— Begin EXTRACTED RECORDS —

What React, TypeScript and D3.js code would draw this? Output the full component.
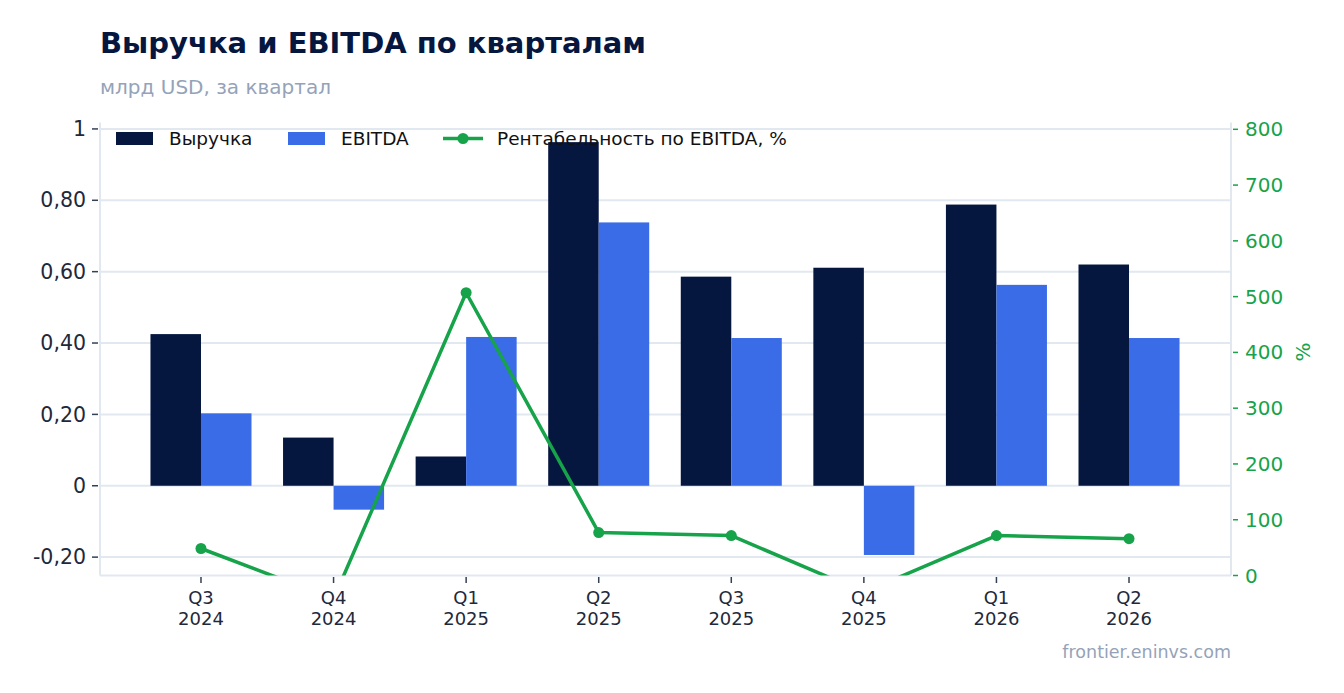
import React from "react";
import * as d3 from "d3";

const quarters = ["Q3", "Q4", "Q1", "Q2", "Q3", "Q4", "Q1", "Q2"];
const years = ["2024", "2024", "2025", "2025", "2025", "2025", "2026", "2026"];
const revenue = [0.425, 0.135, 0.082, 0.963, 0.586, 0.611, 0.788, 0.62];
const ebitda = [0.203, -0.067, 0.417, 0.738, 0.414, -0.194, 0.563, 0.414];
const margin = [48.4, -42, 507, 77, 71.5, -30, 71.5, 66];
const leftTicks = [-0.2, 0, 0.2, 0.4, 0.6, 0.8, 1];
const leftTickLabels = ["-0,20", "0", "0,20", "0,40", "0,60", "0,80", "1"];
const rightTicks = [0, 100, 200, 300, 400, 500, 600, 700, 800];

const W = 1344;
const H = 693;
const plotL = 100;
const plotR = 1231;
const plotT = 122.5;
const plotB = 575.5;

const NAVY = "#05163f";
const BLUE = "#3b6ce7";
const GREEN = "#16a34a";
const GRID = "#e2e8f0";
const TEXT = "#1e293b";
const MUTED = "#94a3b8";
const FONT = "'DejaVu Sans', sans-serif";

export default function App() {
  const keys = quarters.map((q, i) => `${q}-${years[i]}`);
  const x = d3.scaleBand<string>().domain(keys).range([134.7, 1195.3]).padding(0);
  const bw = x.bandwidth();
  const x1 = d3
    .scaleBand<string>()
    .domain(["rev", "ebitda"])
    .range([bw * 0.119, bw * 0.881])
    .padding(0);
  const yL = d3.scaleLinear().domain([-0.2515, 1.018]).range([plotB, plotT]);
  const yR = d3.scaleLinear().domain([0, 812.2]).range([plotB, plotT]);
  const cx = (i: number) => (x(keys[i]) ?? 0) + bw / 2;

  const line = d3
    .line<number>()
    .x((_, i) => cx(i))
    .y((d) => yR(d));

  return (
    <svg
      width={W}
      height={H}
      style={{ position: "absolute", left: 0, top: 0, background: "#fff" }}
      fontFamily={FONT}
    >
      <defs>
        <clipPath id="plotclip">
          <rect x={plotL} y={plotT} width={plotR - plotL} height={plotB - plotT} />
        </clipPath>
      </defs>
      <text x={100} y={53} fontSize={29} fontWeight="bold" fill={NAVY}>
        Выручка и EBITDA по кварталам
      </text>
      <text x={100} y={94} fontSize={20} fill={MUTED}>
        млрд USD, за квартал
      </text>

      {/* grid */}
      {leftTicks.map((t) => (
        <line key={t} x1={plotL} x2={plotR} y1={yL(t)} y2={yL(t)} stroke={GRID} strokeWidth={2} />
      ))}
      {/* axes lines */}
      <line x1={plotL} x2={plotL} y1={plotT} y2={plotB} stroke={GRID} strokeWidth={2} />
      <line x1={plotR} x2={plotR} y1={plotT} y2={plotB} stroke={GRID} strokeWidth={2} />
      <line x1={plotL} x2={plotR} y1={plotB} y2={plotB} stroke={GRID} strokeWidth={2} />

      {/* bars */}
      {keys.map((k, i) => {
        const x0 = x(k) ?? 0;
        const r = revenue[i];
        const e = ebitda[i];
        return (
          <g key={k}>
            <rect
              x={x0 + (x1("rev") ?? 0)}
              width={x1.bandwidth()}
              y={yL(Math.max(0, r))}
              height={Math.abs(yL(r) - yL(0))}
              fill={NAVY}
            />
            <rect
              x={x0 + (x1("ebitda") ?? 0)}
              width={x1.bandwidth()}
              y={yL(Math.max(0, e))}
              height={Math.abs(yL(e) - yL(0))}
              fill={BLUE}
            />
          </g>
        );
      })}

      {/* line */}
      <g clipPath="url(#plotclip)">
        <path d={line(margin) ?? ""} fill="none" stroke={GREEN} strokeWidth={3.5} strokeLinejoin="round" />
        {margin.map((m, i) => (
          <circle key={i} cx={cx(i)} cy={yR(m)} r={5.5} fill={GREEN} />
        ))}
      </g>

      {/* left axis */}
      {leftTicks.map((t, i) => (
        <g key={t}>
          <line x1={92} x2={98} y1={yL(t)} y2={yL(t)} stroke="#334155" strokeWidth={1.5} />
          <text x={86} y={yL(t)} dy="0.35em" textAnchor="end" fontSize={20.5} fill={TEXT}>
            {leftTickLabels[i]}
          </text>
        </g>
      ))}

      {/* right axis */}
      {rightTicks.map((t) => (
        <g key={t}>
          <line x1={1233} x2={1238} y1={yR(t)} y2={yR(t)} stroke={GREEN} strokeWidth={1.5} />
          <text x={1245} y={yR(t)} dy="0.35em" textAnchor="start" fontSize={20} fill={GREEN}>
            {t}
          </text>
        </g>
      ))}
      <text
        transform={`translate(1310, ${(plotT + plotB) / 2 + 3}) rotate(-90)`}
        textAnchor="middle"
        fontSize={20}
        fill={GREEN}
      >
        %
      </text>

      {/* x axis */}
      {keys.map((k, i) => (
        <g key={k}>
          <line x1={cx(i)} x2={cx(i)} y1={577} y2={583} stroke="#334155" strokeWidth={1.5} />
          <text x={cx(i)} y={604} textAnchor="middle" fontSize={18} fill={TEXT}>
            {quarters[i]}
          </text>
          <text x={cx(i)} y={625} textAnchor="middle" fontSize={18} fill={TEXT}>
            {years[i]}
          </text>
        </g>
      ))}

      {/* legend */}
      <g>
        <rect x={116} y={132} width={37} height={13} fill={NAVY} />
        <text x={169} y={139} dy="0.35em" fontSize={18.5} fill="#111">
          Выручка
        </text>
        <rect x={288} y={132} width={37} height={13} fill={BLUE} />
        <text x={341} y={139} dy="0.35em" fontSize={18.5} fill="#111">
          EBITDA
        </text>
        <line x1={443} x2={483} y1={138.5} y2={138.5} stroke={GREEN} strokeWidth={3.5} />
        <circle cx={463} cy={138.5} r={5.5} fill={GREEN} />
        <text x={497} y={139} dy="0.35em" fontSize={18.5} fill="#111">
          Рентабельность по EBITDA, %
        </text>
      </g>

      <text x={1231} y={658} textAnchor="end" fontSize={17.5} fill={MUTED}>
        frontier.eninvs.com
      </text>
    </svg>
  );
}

— End EXTRACTED RECORDS —
— Begin EXTRACTED RECORDS —

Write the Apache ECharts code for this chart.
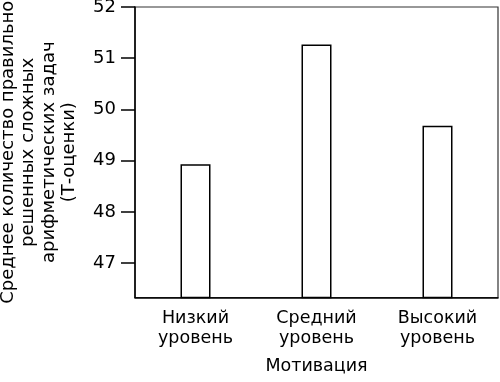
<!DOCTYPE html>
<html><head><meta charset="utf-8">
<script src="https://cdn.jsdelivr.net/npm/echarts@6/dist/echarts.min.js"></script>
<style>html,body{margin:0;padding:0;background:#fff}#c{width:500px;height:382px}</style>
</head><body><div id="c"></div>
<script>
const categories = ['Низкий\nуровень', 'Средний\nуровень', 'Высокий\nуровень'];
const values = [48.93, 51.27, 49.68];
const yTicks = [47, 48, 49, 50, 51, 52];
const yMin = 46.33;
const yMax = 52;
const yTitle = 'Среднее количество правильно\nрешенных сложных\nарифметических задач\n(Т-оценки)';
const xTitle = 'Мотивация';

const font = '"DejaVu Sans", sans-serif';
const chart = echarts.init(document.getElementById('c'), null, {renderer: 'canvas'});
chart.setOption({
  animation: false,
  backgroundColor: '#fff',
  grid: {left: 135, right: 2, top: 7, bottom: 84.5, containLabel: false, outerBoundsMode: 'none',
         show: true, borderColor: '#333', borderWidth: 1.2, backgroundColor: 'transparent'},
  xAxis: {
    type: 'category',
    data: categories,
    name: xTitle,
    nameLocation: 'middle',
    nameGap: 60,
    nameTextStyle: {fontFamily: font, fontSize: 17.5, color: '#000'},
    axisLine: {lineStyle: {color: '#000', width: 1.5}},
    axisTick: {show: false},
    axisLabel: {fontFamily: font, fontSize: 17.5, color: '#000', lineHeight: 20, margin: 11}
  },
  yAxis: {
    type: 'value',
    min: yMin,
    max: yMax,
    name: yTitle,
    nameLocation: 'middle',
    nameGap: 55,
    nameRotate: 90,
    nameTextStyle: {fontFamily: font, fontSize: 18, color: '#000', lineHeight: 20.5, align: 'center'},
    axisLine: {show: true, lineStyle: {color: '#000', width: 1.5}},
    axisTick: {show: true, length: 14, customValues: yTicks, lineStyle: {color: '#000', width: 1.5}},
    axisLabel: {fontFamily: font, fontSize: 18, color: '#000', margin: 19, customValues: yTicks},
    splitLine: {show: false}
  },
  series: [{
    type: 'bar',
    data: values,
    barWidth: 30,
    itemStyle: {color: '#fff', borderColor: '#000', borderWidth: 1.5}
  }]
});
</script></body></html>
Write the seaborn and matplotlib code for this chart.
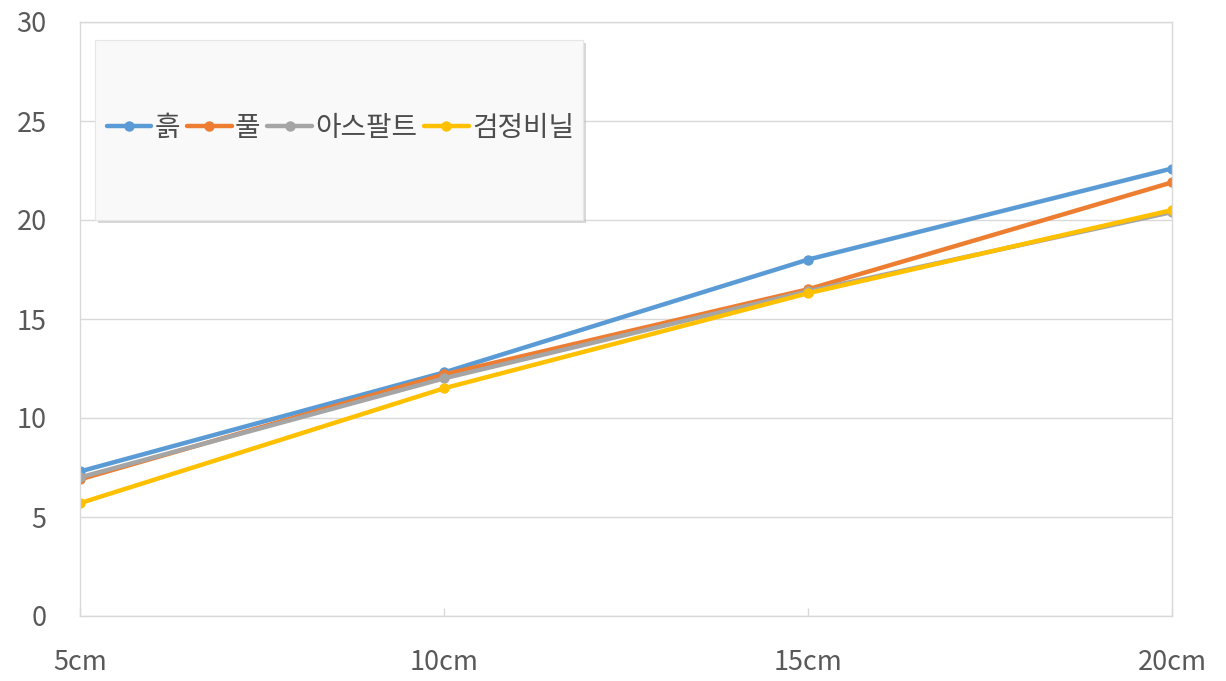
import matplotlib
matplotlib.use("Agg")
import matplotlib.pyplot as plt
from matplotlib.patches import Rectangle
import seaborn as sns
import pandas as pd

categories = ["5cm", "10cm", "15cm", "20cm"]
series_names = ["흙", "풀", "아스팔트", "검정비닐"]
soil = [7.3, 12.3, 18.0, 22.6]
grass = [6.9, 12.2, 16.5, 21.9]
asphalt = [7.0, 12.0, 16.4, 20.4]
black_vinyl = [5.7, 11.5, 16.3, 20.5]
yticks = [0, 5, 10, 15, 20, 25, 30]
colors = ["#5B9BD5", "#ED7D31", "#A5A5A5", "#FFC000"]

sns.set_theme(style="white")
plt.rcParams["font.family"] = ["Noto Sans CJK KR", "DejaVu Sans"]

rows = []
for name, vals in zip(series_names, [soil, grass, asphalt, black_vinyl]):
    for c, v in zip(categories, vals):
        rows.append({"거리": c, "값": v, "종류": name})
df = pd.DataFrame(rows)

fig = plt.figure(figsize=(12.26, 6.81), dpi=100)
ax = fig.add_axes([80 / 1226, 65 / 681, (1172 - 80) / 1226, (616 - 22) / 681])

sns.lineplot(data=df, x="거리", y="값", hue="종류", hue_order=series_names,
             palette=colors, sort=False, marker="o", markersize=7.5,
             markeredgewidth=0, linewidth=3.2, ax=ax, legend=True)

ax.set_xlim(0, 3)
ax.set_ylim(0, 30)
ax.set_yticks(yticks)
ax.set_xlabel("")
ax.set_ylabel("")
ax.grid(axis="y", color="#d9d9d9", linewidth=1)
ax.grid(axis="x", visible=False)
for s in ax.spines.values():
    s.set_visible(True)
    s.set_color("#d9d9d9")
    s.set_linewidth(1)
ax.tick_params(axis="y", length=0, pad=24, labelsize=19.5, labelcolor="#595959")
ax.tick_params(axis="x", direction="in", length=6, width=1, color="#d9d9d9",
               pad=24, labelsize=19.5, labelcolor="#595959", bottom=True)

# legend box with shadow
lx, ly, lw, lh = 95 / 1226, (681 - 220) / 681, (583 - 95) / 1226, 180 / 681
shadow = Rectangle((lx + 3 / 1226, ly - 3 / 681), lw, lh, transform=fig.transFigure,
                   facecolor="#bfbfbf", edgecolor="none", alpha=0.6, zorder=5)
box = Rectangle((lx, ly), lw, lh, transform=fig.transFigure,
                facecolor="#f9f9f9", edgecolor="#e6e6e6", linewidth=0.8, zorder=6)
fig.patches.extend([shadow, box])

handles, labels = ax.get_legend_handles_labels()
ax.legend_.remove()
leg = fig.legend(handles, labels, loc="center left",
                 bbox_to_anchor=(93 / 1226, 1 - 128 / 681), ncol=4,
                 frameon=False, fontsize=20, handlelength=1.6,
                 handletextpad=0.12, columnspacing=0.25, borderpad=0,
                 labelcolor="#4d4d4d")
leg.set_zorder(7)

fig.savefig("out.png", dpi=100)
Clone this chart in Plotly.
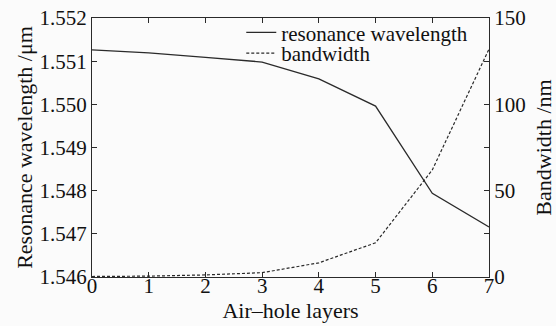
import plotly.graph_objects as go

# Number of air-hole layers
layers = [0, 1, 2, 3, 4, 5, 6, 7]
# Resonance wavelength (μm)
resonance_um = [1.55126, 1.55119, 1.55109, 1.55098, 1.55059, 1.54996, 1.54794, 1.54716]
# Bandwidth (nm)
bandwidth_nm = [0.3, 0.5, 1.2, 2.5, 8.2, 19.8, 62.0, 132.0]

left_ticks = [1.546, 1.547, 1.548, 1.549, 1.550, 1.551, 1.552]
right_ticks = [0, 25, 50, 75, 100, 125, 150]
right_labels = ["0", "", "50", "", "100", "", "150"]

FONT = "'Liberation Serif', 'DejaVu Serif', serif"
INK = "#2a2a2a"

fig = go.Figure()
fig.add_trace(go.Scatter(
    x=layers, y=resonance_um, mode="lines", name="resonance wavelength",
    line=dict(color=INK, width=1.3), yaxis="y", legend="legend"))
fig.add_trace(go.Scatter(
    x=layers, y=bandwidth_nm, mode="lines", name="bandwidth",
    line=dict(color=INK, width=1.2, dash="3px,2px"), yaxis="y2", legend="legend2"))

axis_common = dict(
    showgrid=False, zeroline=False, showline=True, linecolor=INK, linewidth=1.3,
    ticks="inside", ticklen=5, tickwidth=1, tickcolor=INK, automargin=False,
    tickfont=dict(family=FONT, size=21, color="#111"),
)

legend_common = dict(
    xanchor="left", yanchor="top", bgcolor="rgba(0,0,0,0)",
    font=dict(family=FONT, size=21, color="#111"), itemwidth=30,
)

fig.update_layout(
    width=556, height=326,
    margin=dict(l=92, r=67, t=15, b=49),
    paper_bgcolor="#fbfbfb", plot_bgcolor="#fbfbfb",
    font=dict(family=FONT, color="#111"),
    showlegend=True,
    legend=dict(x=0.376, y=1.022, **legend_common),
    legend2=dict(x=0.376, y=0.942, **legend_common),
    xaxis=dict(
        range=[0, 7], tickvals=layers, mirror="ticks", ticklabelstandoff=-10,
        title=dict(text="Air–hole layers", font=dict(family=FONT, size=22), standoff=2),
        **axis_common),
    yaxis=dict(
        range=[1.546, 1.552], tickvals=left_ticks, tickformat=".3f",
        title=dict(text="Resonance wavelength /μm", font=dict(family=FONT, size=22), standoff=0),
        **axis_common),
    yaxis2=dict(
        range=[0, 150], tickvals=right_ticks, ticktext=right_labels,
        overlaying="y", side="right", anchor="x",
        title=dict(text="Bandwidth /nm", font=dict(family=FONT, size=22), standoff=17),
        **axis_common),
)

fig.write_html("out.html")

— End EXTRACTED RECORDS —

**THE REQUEST**
Above are some records; extract exactly the lines from the one containing "What React, TypeScript" through the one containing "import * as" and drop the pictures.

**WRITTEN REPLY**
What React, TypeScript and D3.js code would draw this? Output the full component.
import React from "react";
import * as d3 from "d3";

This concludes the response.